• Work to do: Among the lines of the listing below, retype exactly those from the one containing "Write a Python" through the one containing "plt.rcParams['font.family'] = ['Liberation", both included. Do not include pictures.

• Rows:
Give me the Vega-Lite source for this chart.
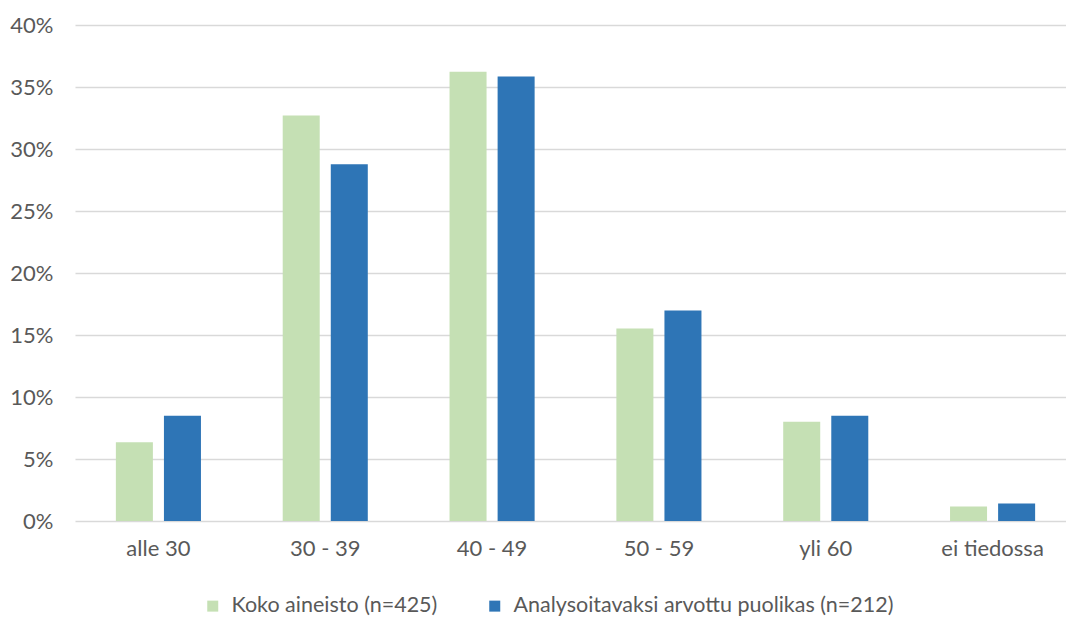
{
  "$schema": "https://vega.github.io/schema/vega-lite/v6.json",
  "width": 991,
  "height": 496,
  "autosize": {"type": "none"},
  "padding": {"left": 75, "top": 25, "right": 0, "bottom": 96},
  "background": "white",
  "data": {
    "values": [
      {"ika": "alle 30", "ryhma": "Koko aineisto (n=425)", "osuus": 0.06353},
      {"ika": "alle 30", "ryhma": "Analysoitavaksi arvottu puolikas (n=212)", "osuus": 0.08491},
      {"ika": "30 - 39", "ryhma": "Koko aineisto (n=425)", "osuus": 0.32706},
      {"ika": "30 - 39", "ryhma": "Analysoitavaksi arvottu puolikas (n=212)", "osuus": 0.28774},
      {"ika": "40 - 49", "ryhma": "Koko aineisto (n=425)", "osuus": 0.36235},
      {"ika": "40 - 49", "ryhma": "Analysoitavaksi arvottu puolikas (n=212)", "osuus": 0.35849},
      {"ika": "50 - 59", "ryhma": "Koko aineisto (n=425)", "osuus": 0.15529},
      {"ika": "50 - 59", "ryhma": "Analysoitavaksi arvottu puolikas (n=212)", "osuus": 0.16981},
      {"ika": "yli 60", "ryhma": "Koko aineisto (n=425)", "osuus": 0.08},
      {"ika": "yli 60", "ryhma": "Analysoitavaksi arvottu puolikas (n=212)", "osuus": 0.08491},
      {"ika": "ei tiedossa", "ryhma": "Koko aineisto (n=425)", "osuus": 0.01176},
      {"ika": "ei tiedossa", "ryhma": "Analysoitavaksi arvottu puolikas (n=212)", "osuus": 0.01415}
    ]
  },
  "config": {
    "font": "Lato",
    "view": {"stroke": null},
    "axis": {"labelColor": "#595959", "labelFont": "Lato", "labelFontSize": 22, "ticks": false, "domain": false, "title": null},
    "legend": {"labelColor": "#595959", "labelFont": "Lato", "labelFontSize": 21.5, "labelLimit": 0}
  },
  "mark": {"type": "bar"},
  "encoding": {
    "x": {
      "field": "ika",
      "type": "nominal",
      "sort": ["alle 30", "30 - 39", "40 - 49", "50 - 59", "yli 60", "ei tiedossa"],
      "scale": {"range": [0, 1001], "paddingInner": 0.49, "paddingOuter": 0.245},
      "axis": {"labelAngle": 0, "labelPadding": 17, "grid": false}
    },
    "xOffset": {
      "field": "ryhma",
      "type": "nominal",
      "sort": ["Koko aineisto (n=425)", "Analysoitavaksi arvottu puolikas (n=212)"],
      "scale": {"paddingInner": 0.23, "paddingOuter": 0}
    },
    "y": {
      "field": "osuus",
      "type": "quantitative",
      "scale": {"domain": [0, 0.4], "nice": false},
      "axis": {
        "values": [0, 0.05, 0.1, 0.15, 0.2, 0.25, 0.3, 0.35, 0.4],
        "format": ".0%",
        "labelPadding": 22,
        "grid": true,
        "gridColor": "#d9d9d9",
        "gridWidth": 1.4
      }
    },
    "color": {
      "field": "ryhma",
      "type": "nominal",
      "sort": ["Koko aineisto (n=425)", "Analysoitavaksi arvottu puolikas (n=212)"],
      "scale": {"range": ["#c5e0b4", "#2e75b6"]},
      "legend": {
        "title": null,
        "orient": "none",
        "direction": "horizontal",
        "legendX": 127,
        "legendY": 570,
        "symbolType": "square",
        "symbolSize": 121,
        "symbolStrokeWidth": 0,
        "labelOffset": 8,
        "columnPadding": 46
      }
    }
  }
}
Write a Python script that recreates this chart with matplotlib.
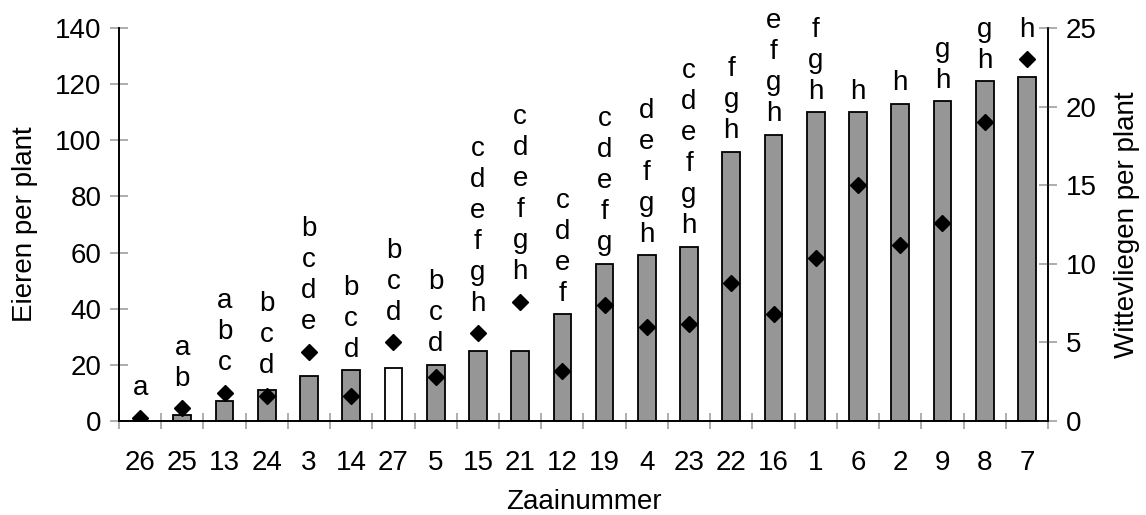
import matplotlib
matplotlib.use("Agg")
from matplotlib import pyplot as plt

plt.rcParams['font.family'] = ['Liberation Sans', 'DejaVu Sans']

zaai = ["26", "25", "13", "24", "3", "14", "27", "5", "15", "21", "12",
        "19", "4", "23", "22", "16", "1", "6", "2", "9", "8", "7"]
eieren = [0, 2, 7, 11, 16, 18, 19, 20, 25, 25, 38,
          56, 59, 62, 96, 102, 110, 110, 113, 114, 121, 122.5]
wittevliegen = [0.2, 0.8, 1.8, 1.6, 4.4, 1.6, 5.0, 2.8, 5.6, 7.6, 3.2,
                7.4, 6.0, 6.2, 8.8, 6.8, 10.4, 15.0, 11.2, 12.6, 19.0, 23.0]
letters = ["a", "ab", "abc", "bcd", "bcde", "bcd", "bcd", "bcd", "cdefgh", "cdefgh", "cdef",
           "cdefg", "defgh", "cdefgh", "fgh", "efgh", "fgh", "h", "h", "gh", "gh", "h"]
white_bar = "27"

fig = plt.figure(figsize=(11.46, 5.15), dpi=100)
ax = fig.add_axes([0.1038, 0.1825, 0.8107, 0.7631])
ax2 = ax.twinx()

x = list(range(len(zaai)))
colors = ["white" if z == white_bar else "#969696" for z in zaai]
ax.bar(x, eieren, width=0.42, color=colors, edgecolor="black", linewidth=1.3, zorder=2)

ax.set_ylim(0, 140)
ax2.set_ylim(0, 25)
ax.set_xlim(-0.5, len(zaai) - 0.5)

ax2.plot(x, wittevliegen, linestyle="none", marker="D", markersize=7.8,
         color="black", zorder=3)

# significance letters above the bar or the diamond
scale = 140 / 25
for i in range(len(zaai)):
    anchor = max(eieren[i] + 4.8, wittevliegen[i] * scale + 8.0)
    for k, ch in enumerate(reversed(letters[i])):
        ax.annotate(ch, xy=(i, anchor), xytext=(0, k * 31), textcoords="offset pixels",
                    ha="center", va="baseline", fontsize=20, annotation_clip=False)

ax.set_xticks(x)
ax.set_xticklabels(zaai, fontsize=20)
ax.set_xticks([i - 0.5 for i in range(len(zaai) + 1)], minor=True)
ax.tick_params(axis="x", which="major", length=0, pad=21)
ax.tick_params(axis="x", which="minor", direction="inout", length=11, color="#a0a0a0", width=1.2)
ax.set_yticks(range(0, 141, 20))
ax.tick_params(axis="y", direction="inout", length=13, color="#a0a0a0", width=1.2,
               labelsize=20, pad=6)
ax2.set_yticks(range(0, 26, 5))
ax2.tick_params(axis="y", direction="inout", length=13, color="#a0a0a0", width=1.2,
                labelsize=20, pad=6)

for a in (ax, ax2):
    a.spines["top"].set_visible(False)
    for s in ("left", "right", "bottom"):
        a.spines[s].set_linewidth(1.2)

ax.set_xlabel("Zaainummer", fontsize=20, labelpad=9)
ax.set_ylabel("Eieren per plant", fontsize=20, labelpad=12)
ax2.set_ylabel("Wittevliegen per plant", fontsize=20, labelpad=13)

fig.savefig("out.png", dpi=100)
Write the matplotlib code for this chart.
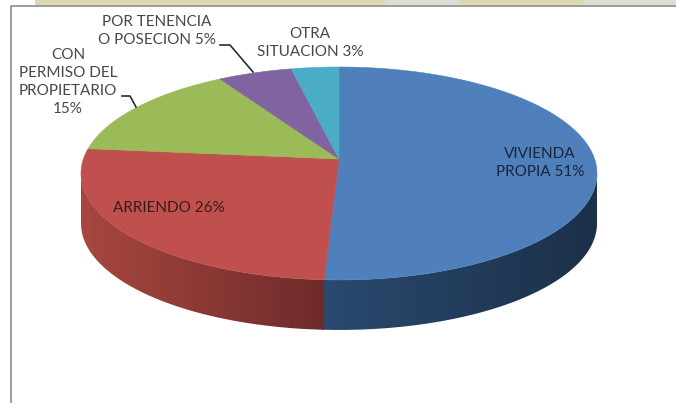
import numpy as np
import matplotlib
matplotlib.use("Agg")
import matplotlib.pyplot as plt
from matplotlib.colors import LinearSegmentedColormap
from matplotlib.patches import Polygon, Rectangle

# ================= DATA =================
LABELS = ["VIVIENDA\nPROPIA 51%", "ARRIENDO 26%", "CON\nPERMISO DEL\nPROPIETARIO\n15%",
          "POR TENENCIA\nO POSECION 5%", "OTRA\nSITUACION 3%"]
# read from the slice boundaries, the labels show them rounded
VALUES = [50.8, 25.8, 14.7, 5.3, 3.4]
COLORS = ["#4f80bc", "#c0504d", "#9bbb59", "#8064a2", "#4bacc6"]
# wall colours, left to right across the visible wall of each slice
WALLS = {0: ("#2a4a70", "#1c3048"), 1: ("#a8473f", "#6e2b2a")}
# =========================================

# pie geometry in image pixels
CX, CY = 339, 159
A, B, K = 104.5, 255.6, 0.136
DEPTH = 50


def rim(theta):
    """Point on the rim, theta clockwise from the top, with a perspective tilt."""
    u, v = np.sin(theta), np.cos(theta)
    d = 1 + K * v
    return CX + B * u / d, CY - A * v / d


def main():
    fig = plt.figure(figsize=(6.76, 4.03), dpi=100)
    ax = fig.add_axes([0, 0, 1, 1])

    # slide background strip and chart frame
    ax.add_patch(Rectangle((35, 0), 350, 5, fc="#dcd8b4", ec="none"))
    ax.add_patch(Rectangle((385, 0), 74, 5, fc="#d8ded2", ec="none"))
    ax.add_patch(Rectangle((459, 0), 124, 5, fc="#dcd8b4", ec="none"))
    ax.add_patch(Rectangle((583, 0), 93, 5, fc="#d8ded2", ec="none"))
    ax.plot([11, 11, 676], [403, 6, 6], color="#949494", lw=1.3)

    edges = np.cumsum([0] + VALUES) / sum(VALUES) * 2 * np.pi
    front_end = np.pi / 2 + np.arctan(K)

    # walls first, a gradient image clipped to the wall outline
    for i, (c_left, c_right) in WALLS.items():
        t0 = max(edges[i], front_end)
        t1 = min(edges[i + 1], 3 * np.pi / 2 - np.arctan(K))
        if i == 0:
            t1 += 0.01  # runs under the red wall so no seam shows
        ts = np.linspace(t0, t1, 200)
        xs, ys = rim(ts)
        outline = list(zip(xs, ys)) + list(zip(xs[::-1], ys[::-1] + DEPTH))
        clip = Polygon(outline, fc="none", ec="none", transform=ax.transData)
        ax.add_patch(clip)
        cmap = LinearSegmentedColormap.from_list("wall", [c_left, c_right])
        im = ax.imshow(np.linspace(0, 1, 256).reshape(1, -1), cmap=cmap, aspect="auto",
                       extent=(xs.min(), xs.max(), ys.max() + DEPTH, ys.min()))
        im.set_clip_path(clip)

    # top face
    for i, col in enumerate(COLORS):
        ts = np.linspace(edges[i], edges[i + 1], 200)
        xs, ys = rim(ts)
        pts = [(CX, CY)] + list(zip(xs, ys))
        ax.add_patch(Polygon(pts, fc=col, ec=col, lw=0.4))

    # leader lines
    ax.plot([220, 230, 253], [45, 45, 72], color="#2a2a2a", lw=1.2)
    ax.plot([122, 130, 136], [96, 96, 107], color="#2a2a2a", lw=1.2)

    # labels
    font = dict(family="Lato", fontsize=11, ha="center", va="center", linespacing=1.35)
    ax.text(540, 163, LABELS[0], color="#17263c", **font)
    ax.text(169, 208, LABELS[1], color="#3a1a18", **font)
    ax.text(68, 82, LABELS[2], color="#484848", **font)
    ax.text(157, 31, LABELS[3], color="#484848", **font)
    ax.text(310, 43, LABELS[4], color="#484848", **font)

    ax.set_xlim(0, 676)
    ax.set_ylim(403, 0)
    ax.axis("off")
    fig.savefig("out.png", dpi=100)


if __name__ == "__main__":
    main()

• Written solution:
Write a Python script that recreates this chart with matplotlib.
import matplotlib
matplotlib.use("Agg")
from matplotlib import pyplot as plt

plt.rcParams['font.family'] = ['Liberation Sans', 'DejaVu Sans']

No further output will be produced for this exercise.